Gustáv Beláček is a suitably dry, precise Kolenaty (incidentally, the only Czech singer in this Czech-language production); David Stout is a well-observed Prus, a tragic grandee, the unwitting cause of his son Janek’s suicide, failed lover, and ultimately (I suppose) loser in the case - though all that gets forgotten in the emotional Götterdämmerung of the final scene. Alan Oke does Marty’s demented ex-lover Hauk touchingly, without overplaying the lunacy, though it’s true that Gulin responds a shade half-heartedly, as if by no means certain who this curious revenant might be. Mark Le Brocq sets the ball rolling as the Danton-admiring solicitor Vitek, and also gets the unusual task of explaining the plot to the audience between the first two acts. He does it well and amusingly, but the thought inevitably occurs: why not simply play the opera itself in English, as here in the past?
Whatever it’s about, Makropulos isn’t a work that suggests the wilder flights of directorial reworking: its context is too factual, and Fuchs rightly gives us a proper lawyer’s office (designer Nicola Turner), a proper theatre backstage, and a proper (or slightly improper) hotel bedroom, while leavening these realities with vague back-projected images of a shadowy past (by Sam Sharples), like the shadowy figures Marty begins to see in the present as her own presence recedes.
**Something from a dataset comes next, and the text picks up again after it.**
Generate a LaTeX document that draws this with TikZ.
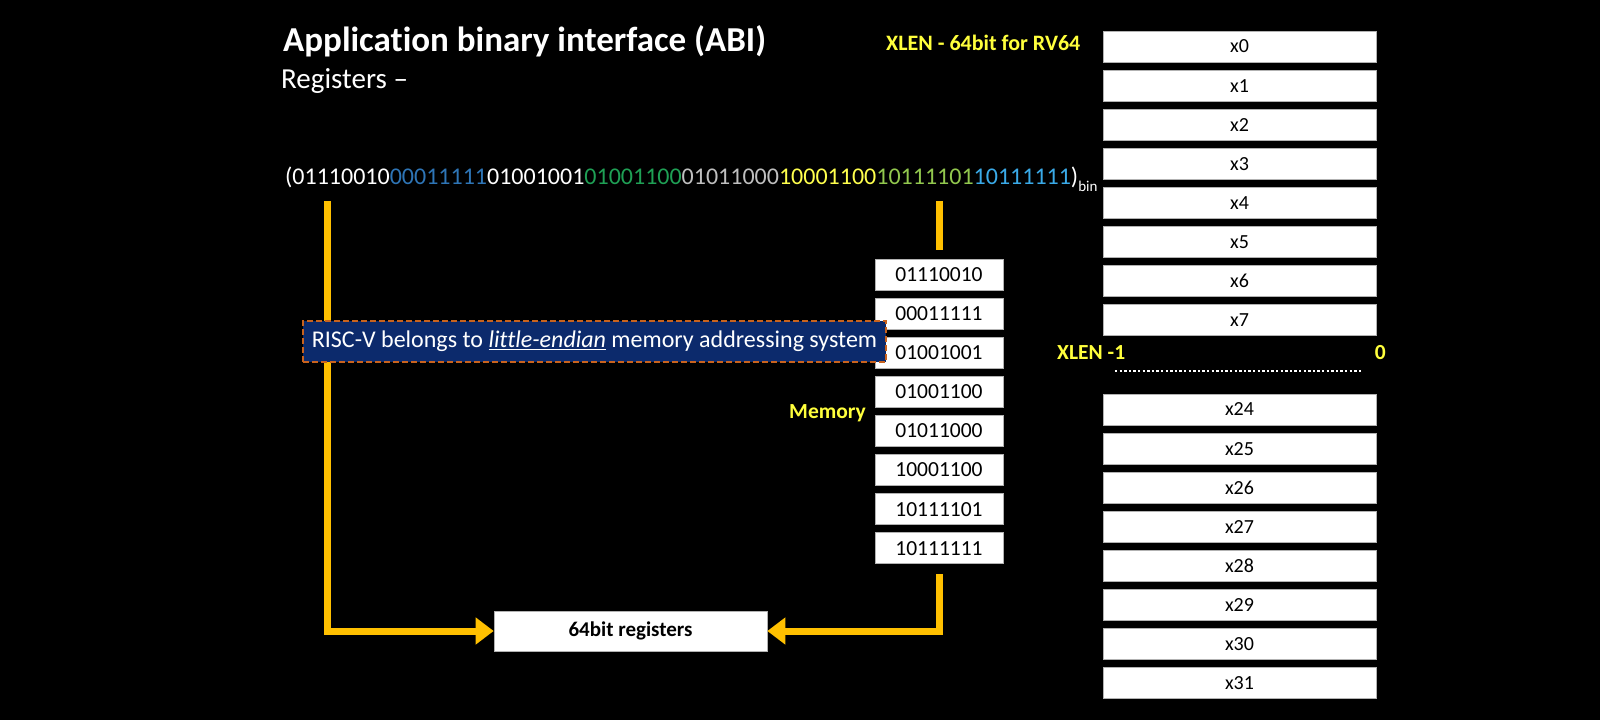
\documentclass[tikz,border=0pt]{standalone}
\usepackage{fontspec}
\setmainfont{Carlito}[Ligatures=NoCommon]
\usepackage{xcolor}
\usetikzlibrary{arrows.meta,positioning}

\definecolor{gold}{HTML}{FFC000}
\definecolor{hiyel}{HTML}{FFFF3C}
\definecolor{navy}{HTML}{0C2A6C}
\definecolor{rust}{HTML}{C8621E}
\definecolor{bblue}{HTML}{2E75B6}
\definecolor{bgreen}{HTML}{1FA055}
\definecolor{bgrey}{HTML}{BFBFBF}
\definecolor{byel}{HTML}{FFFF4D}
\definecolor{blime}{HTML}{92C84E}
\definecolor{bsky}{HTML}{3AAAE8}

\newcommand{\fs}[1]{\fontsize{#1}{#1}\selectfont}

\begin{document}
\begin{tikzpicture}[
  x=1pt, y=-1pt,
  every node/.style={text=white, inner sep=0pt},
  box/.style={draw=black!30, fill=white, text=black, line width=0.6pt, align=center},
  membox/.style={box, minimum width=128pt, minimum height=31pt, font=\fs{21.5}},
  regbox/.style={box, minimum width=273pt, minimum height=31pt, font=\fs{20}},
  hdr/.style={text=hiyel, font=\bfseries\fs{21.5}},
  goldline/.style={draw=gold, line width=7pt},
  arr/.style={goldline, -{Triangle[length=18pt,width=26pt]}},
]
  % background / frame
  \path[fill=black] (0,0) rectangle (1600,720);

  % headings
  \node[anchor=west, font=\bfseries\fs{35}] (title) at (283,41) {Application binary interface (ABI)};
  \node[anchor=west, font=\fs{29}] (sub) at (281,81) {Registers --};
  \node[hdr, font=\bfseries\fs{22}, anchor=west] (xlen) at (886,43) {XLEN - 64bit for RV64};

  % the 64 bit value
  \node[anchor=west, font=\fs{24}] (val) at (285,179)
    {(01110010\textcolor{bblue}{00011111}01001001\textcolor{bgreen}{01001100}\textcolor{bgrey}{01011000}\textcolor{byel}{10001100}\textcolor{blime}{10111101}\textcolor{bsky}{10111111})\raisebox{-7pt}{\fs{15}bin}};

  % memory bytes
  \foreach \b [count=\i] in {01110010,00011111,01001001,01001100,01011000,10001100,10111101,10111111}
    \node[membox] (m\i) at (939,{274.5+39.1*(\i-1)}) {\b};
  \node[hdr, anchor=east] (mem) at (866,413) {Memory};

  % register file
  \foreach \r [count=\i from 0] in {0,...,7}
    \node[regbox] (r\r) at (1239.5,{46.5+39.1*\i}) {x\r};
  \foreach \r [count=\i from 0] in {24,...,31}
    \node[regbox] (r\r) at (1239.5,{409.5+39.1*\i}) {x\r};
  \node[hdr, anchor=west] (msb) at (1057,353) {XLEN -1};
  \node[hdr, anchor=east] (lsb) at (1386,353) {0};
  \coordinate (dl) at (1115,371);
  \coordinate (dr) at (1363,371);
  \draw[white, line width=2.4pt, dash pattern=on 2.4pt off 2.2pt] (dl) -- (dr);

  % target
  \node[box, minimum width=273pt, minimum height=40pt, font=\bfseries\fs{21}] (regs) at (630.5,631) {64bit registers};

  % connectors
  \coordinate (bl) at (327,201);
  \coordinate (br) at (m1.north |- bl);
  \draw[arr] (bl) |- (regs.west);
  \draw[goldline, shorten >=9pt] (br) -- (m1.north);
  \draw[arr, shorten <=10pt] (m8.south) |- (regs.east);

  % note
  \node[fill=navy, draw=rust, line width=2.5pt, dash pattern=on 6pt off 3pt,
        minimum width=583pt, minimum height=41pt, font=\fs{24}] (note) at (594.5,341.5)
    {RISC-V belongs to \underline{\textit{little-endian}} memory addressing system};
\end{tikzpicture}
\end{document}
Robbie Butler’s subtle lighting is an important factor here. Fuchs also gets right the balance between the prosaic and the fantastic, so that the scenes with Hauk and the faintly improbable love-making episodes, are drawn out of the main plot almost like divertissements in a baroque opera. This is a gripping affair in all its aspects.
Not excluding the orchestral playing under Hanus, which is superb as usual in Janáček at WNO. It must be hard for an orchestra to adapt its sound to Janáček’s idiosyncratic ear, and who knows, maybe this wasn’t what the composer thought he was writing at all. But genius can be instinctive, never, surely, accidental. And this is unmistakably music of genius.